On most inexpensive lawn mowers manufactured within the last 10 or 15 years, releasing a dead-man bar on the handle both kills the engine and applies a brake to the blade (well, actually the flywheel of the engine). In this case, there is nothing to think about - just release the handle and it will stop within a second or two. These are quite reliable. The usual problem is that you forget to engage the dead-man bar and attempt to start the mower despite the basic fact that this is quite impossible!

More expensive equipment will have a blade brake clutch meaning that while there is still a dead-man bar but instead of killing the engine when released, it disengages the blade (clutch) and brings it to a rapid stop (brake). This is more convenient especially with a balky engine. There will then be a separate engine stop switch - possibly combined with a speed/throttle control.

Equipment with an electric starter may have an ignition switch just like an automobile and there will be three positions: STOP, RUN, START.

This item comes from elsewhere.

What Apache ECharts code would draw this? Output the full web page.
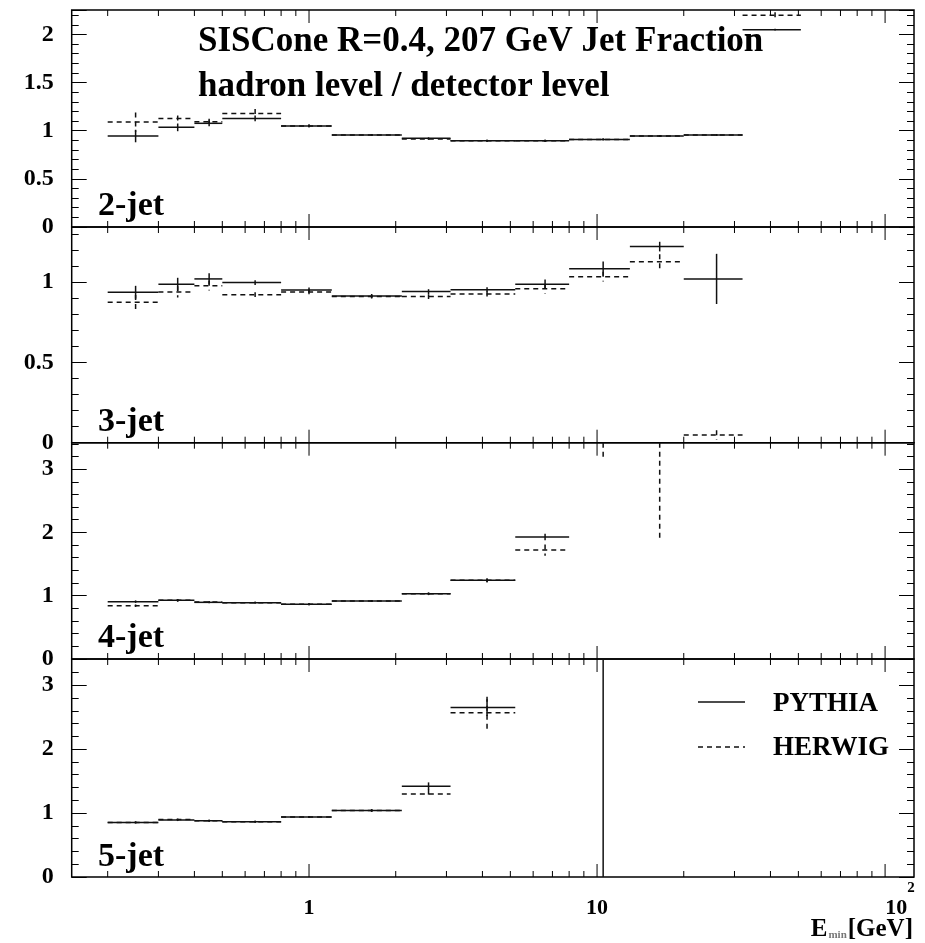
<!DOCTYPE html>
<html><head><meta charset="utf-8">
<script src="https://cdn.jsdelivr.net/npm/echarts@6/dist/echarts.min.js"></script>
<style>html,body{margin:0;padding:0;background:#fff}#c{width:925px;height:943px}</style>
</head><body><div id="c"></div>
<script>
// ---- data ----
const binEdges = [0.2, 0.3, 0.4, 0.5, 0.8, 1.2, 2.1, 3.1, 5.2, 8, 13, 20, 32, 51];
const panelNames = ['2-jet', '3-jet', '4-jet', '5-jet'];

const pythia2    = [0.945, 1.035, 1.077, 1.128, 1.05, 0.955, 0.921, 0.896, 0.896, 0.91, 0.945, 0.955, 2.05];
const pythia2Err = [0.065, 0.04, 0.03, 0.03, 0.015, 0.01, 0.01, 0.01, 0.01, 0.01, 0.01, 0.01, 0.01];
const herwig2    = [1.09, 1.128, 1.094, 1.18, 1.05, 0.955, 0.915, 0.896, 0.896, 0.91, 0.945, 0.955, 2.2];
const herwig2Err = [0.1, 0.03, 0.03, 0.045, 0.015, 0.01, 0.01, 0.01, 0.01, 0.01, 0.01, 0.01, 0.03];

const pythia3    = [0.936, 0.986, 1.019, 0.996, 0.95, 0.913, 0.94, 0.952, 0.986, 1.083, 1.22, 1.019, null];
const pythia3Err = [0.04, 0.04, 0.035, 0.015, 0.015, 0.012, 0.015, 0.015, 0.03, 0.045, 0.03, 0.156, null];
const herwig3    = [0.874, 0.938, 0.977, 0.921, 0.938, 0.909, 0.909, 0.925, 0.958, 1.033, 1.126, 0.048, null];
const herwig3Err = [0.045, 0.035, 0.03, 0.015, 0.015, 0.012, 0.015, 0.015, 0.03, 0.03, 0.047, 0.03, null];

const pythia4    = [0.906, 0.927, 0.895, 0.89, 0.864, 0.916, 1.03, 1.243, 1.927, null, null, null, null];
const pythia4Err = [0.02, 0.02, 0.015, 0.015, 0.015, 0.015, 0.02, 0.03, 0.05, null, null, null, null];
const herwig4    = [0.842, 0.927, 0.9, 0.89, 0.864, 0.916, 1.03, 1.243, 1.72, 3.9, 3.7, null, null];
const herwig4Err = [0.02, 0.02, 0.015, 0.015, 0.015, 0.015, 0.02, 0.03, 0.09, 0.76, 1.82, null, null];

const pythia5    = [0.854, 0.89, 0.88, 0.865, 0.94, 1.04, 1.42, 2.65, null, 6.0, null, null, null];
const pythia5Err = [0.015, 0.015, 0.015, 0.015, 0.015, 0.02, 0.06, 0.13, null, 6.2, null, null, null];
const herwig5    = [0.854, 0.9, 0.88, 0.865, 0.94, 1.04, 1.297, 2.57, null, null, null, null, null];
const herwig5Err = [0.015, 0.015, 0.015, 0.015, 0.015, 0.02, 0.07, 0.25, null, null, null, null, null];

const yMax = [2.254, 1.342, 3.417, 3.41];
const yInterval = [0.5, 0.5, 1, 1];
const xMin = 0.15, xMax = 126;
const xMajorTicks = [1, 10, 100];
const xMajorLabels = ['1', '10', '10^2'];
const xMinorTicks = [0.2, 0.3, 0.4, 0.5, 0.6, 0.7, 0.8, 0.9, 2, 3, 4, 5, 6, 7, 8, 9, 20, 30, 40, 50, 60, 70, 80, 90];
const seriesNames = ['PYTHIA', 'HERWIG'];
const titleLines = ['SISCone R=0.4, 207 GeV Jet Fraction', 'hadron level / detector level'];

// ---- layout ----
const FONT = '"Liberation Serif", "Times New Roman", serif';
const gridTops = [10, 227, 442.7, 659];
const gridBots = [227, 442.7, 659, 877];
const gridLeft = 71.7, gridWidth = 842.3;

const pyVals = [pythia2, pythia3, pythia4, pythia5];
const pyErrs = [pythia2Err, pythia3Err, pythia4Err, pythia5Err];
const hwVals = [herwig2, herwig3, herwig4, herwig5];
const hwErrs = [herwig2Err, herwig3Err, herwig4Err, herwig5Err];

function histData(vals, errs) {
  const out = [];
  for (let i = 0; i < vals.length; i++) {
    if (vals[i] == null) continue;
    out.push([binEdges[i], binEdges[i + 1], vals[i], errs[i]]);
  }
  return out;
}

function histRender(dashed) {
  return function (params, api) {
    const lo = api.value(0), hi = api.value(1), v = api.value(2), e = api.value(3);
    const cs = params.coordSys;
    const top = cs.y, bot = cs.y + cs.height;
    const p1 = api.coord([lo, v]), p2 = api.coord([hi, v]);
    const xc = api.coord([(lo + hi) / 2, v])[0];
    const ya = api.coord([lo, v + e])[1], yb = api.coord([lo, v - e])[1];
    const style = { stroke: '#111', lineWidth: 1.5, lineDash: dashed ? [5, 4] : null, fill: null };
    const children = [];
    if (p1[1] >= top - 0.5 && p1[1] <= bot + 0.5) {
      children.push({ type: 'line', shape: { x1: p1[0], y1: p1[1], x2: p2[0], y2: p2[1] }, style: style });
    }
    const y1 = Math.max(top, Math.min(bot, ya)), y2 = Math.max(top, Math.min(bot, yb));
    if (y2 - y1 > 0.5) {
      children.push({ type: 'line', shape: { x1: xc, y1: y1, x2: xc, y2: y2 }, style: style });
    }
    return { type: 'group', children: children };
  };
}

function tickRender(params, api) {
  const v = api.value(0), major = api.value(2);
  const cs = params.coordSys;
  const x = api.coord([v, 0])[0];
  const L = major ? 13 : 6;
  const st = { stroke: '#000', lineWidth: 1 };
  return { type: 'group', children: [
    { type: 'line', shape: { x1: x, y1: cs.y + cs.height, x2: x, y2: cs.y + cs.height - L }, style: st },
    { type: 'line', shape: { x1: x, y1: cs.y, x2: x, y2: cs.y + L }, style: st }
  ]};
}

const tickData = xMajorTicks.map(v => [v, 0, 1]).concat(xMinorTicks.map(v => [v, 0, 0]));

const grids = [], xAxes = [], yAxes = [], series = [];
for (let i = 0; i < 4; i++) {
  grids.push({ left: gridLeft, width: gridWidth, top: gridTops[i], height: gridBots[i] - gridTops[i],
    show: true, borderColor: '#000', borderWidth: 1.5, backgroundColor: 'transparent' });
  xAxes.push({
    gridIndex: i, type: 'log', logBase: 10, min: xMin, max: xMax,
    axisLine: { show: false }, axisTick: { show: false }, minorTick: { show: false },
    splitLine: { show: false }, minorSplitLine: { show: false },
    axisLabel: {
      show: i === 3, margin: 4, color: '#000', fontFamily: FONT, fontWeight: 'bold', fontSize: 22,
      formatter: function (val) {
        for (let k = 0; k < xMajorTicks.length; k++) {
          if (Math.abs(val - xMajorTicks[k]) / xMajorTicks[k] < 1e-6) {
            const s = xMajorLabels[k];
            if (s.indexOf('^') >= 0) {
              const parts = s.split('^');
              return '{sp|}{n|' + parts[0] + '}{sup|' + parts[1] + '}';
            }
            return '{n|' + s + '}';
          }
        }
        return '';
      },
      rich: {
        sp: { width: 30 },
        n: { fontFamily: FONT, fontWeight: 'bold', fontSize: 22, color: '#000', padding: [16, 0, 0, 0], verticalAlign: 'bottom' },
        sup: { fontFamily: FONT, fontWeight: 'bold', fontSize: 15, color: '#000', verticalAlign: 'top' }
      }
    }
  });
  const iv = yInterval[i];
  const common = {
    gridIndex: i, type: 'value', min: 0, max: yMax[i], interval: iv,
    axisLine: { show: false }, splitLine: { show: false },
    axisTick: { show: true, inside: true, length: 15, lineStyle: { color: '#000', width: 1 } },
    minorTick: { show: true, splitNumber: 5, length: 7, lineStyle: { color: '#000', width: 1 } }
  };
  yAxes.push(Object.assign({}, common, {
    position: 'left',
    axisLabel: {
      show: true, margin: 18, color: '#000', fontFamily: FONT, fontWeight: 'bold', fontSize: 24,
      formatter: function (v) {
        const r = v / iv;
        return Math.abs(r - Math.round(r)) < 1e-6 ? String(v) : '';
      }
    }
  }));
  yAxes.push(Object.assign({}, common, { position: 'right', axisLabel: { show: false } }));

  series.push({
    type: 'custom', name: 'ticks' + i, xAxisIndex: i, yAxisIndex: 2 * i, silent: true,
    renderItem: tickRender, data: tickData, encode: { x: 0, y: 1 }, animation: false
  });
  series.push({
    type: 'custom', name: seriesNames[0], xAxisIndex: i, yAxisIndex: 2 * i, silent: true,
    renderItem: histRender(false), data: histData(pyVals[i], pyErrs[i]), encode: { x: [0, 1], y: 2 }, animation: false
  });
  series.push({
    type: 'custom', name: seriesNames[1], xAxisIndex: i, yAxisIndex: 2 * i, silent: true,
    renderItem: histRender(true), data: histData(hwVals[i], hwErrs[i]), encode: { x: [0, 1], y: 2 }, animation: false
  });
}

const labelY = [206, 422.5, 638, 857];
const graphic = [];
titleLines.forEach((t, k) => {
  graphic.push({ type: 'text', x: 198, y: k === 0 ? 42 : 87, z: 100,
    style: { text: t, font: 'bold 35px ' + FONT, fill: '#000', align: 'left', verticalAlign: 'middle' } });
});
panelNames.forEach((t, k) => {
  graphic.push({ type: 'text', x: 98, y: labelY[k], z: 100,
    style: { text: t, font: 'bold 34px ' + FONT, fill: '#000', align: 'left', verticalAlign: 'middle' } });
});
// legend
graphic.push({ type: 'line', shape: { x1: 698, y1: 702, x2: 745, y2: 702 }, style: { stroke: '#111', lineWidth: 1.5 } });
graphic.push({ type: 'line', shape: { x1: 698, y1: 747, x2: 745, y2: 747 }, style: { stroke: '#111', lineWidth: 1.5, lineDash: [5, 4] } });
graphic.push({ type: 'text', x: 773, y: 704, style: { text: seriesNames[0], font: 'bold 27px ' + FONT, fill: '#000', align: 'left', verticalAlign: 'middle' } });
graphic.push({ type: 'text', x: 773, y: 748, style: { text: seriesNames[1], font: 'bold 27px ' + FONT, fill: '#000', align: 'left', verticalAlign: 'middle' } });
// x axis title
graphic.push({ type: 'text', x: 913, y: 930, style: {
  text: '{e|E}{s|min}{g|[GeV]}', align: 'right', verticalAlign: 'middle',
  rich: {
    e: { font: 'bold 25px ' + FONT, fill: '#000' },
    s: { font: 'bold 11px ' + FONT, fill: '#777', padding: [10, 1, 0, 1] },
    g: { font: 'bold 25px ' + FONT, fill: '#000' }
  }
}});

const chart = echarts.init(document.getElementById('c'), null, { renderer: 'canvas' });
chart.setOption({
  animation: false,
  backgroundColor: '#fff',
  grid: grids, xAxis: xAxes, yAxis: yAxes, series: series, graphic: graphic
});
</script>
</body></html>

Some older equipment just has a stop contact that grounds the spark plug. Pressing on a lever connects the spark plug terminal to the engine chassis and kills the spark. While this is fairly reliable, it may be a momentary contact meaning that the engine may be on a hair trigger and even rotating the blade a fraction of a turn may cause the engine to take off again. Thus, disconnecting the spark plug wire or removing the spark plug is even more critical when working on this sort of equipment.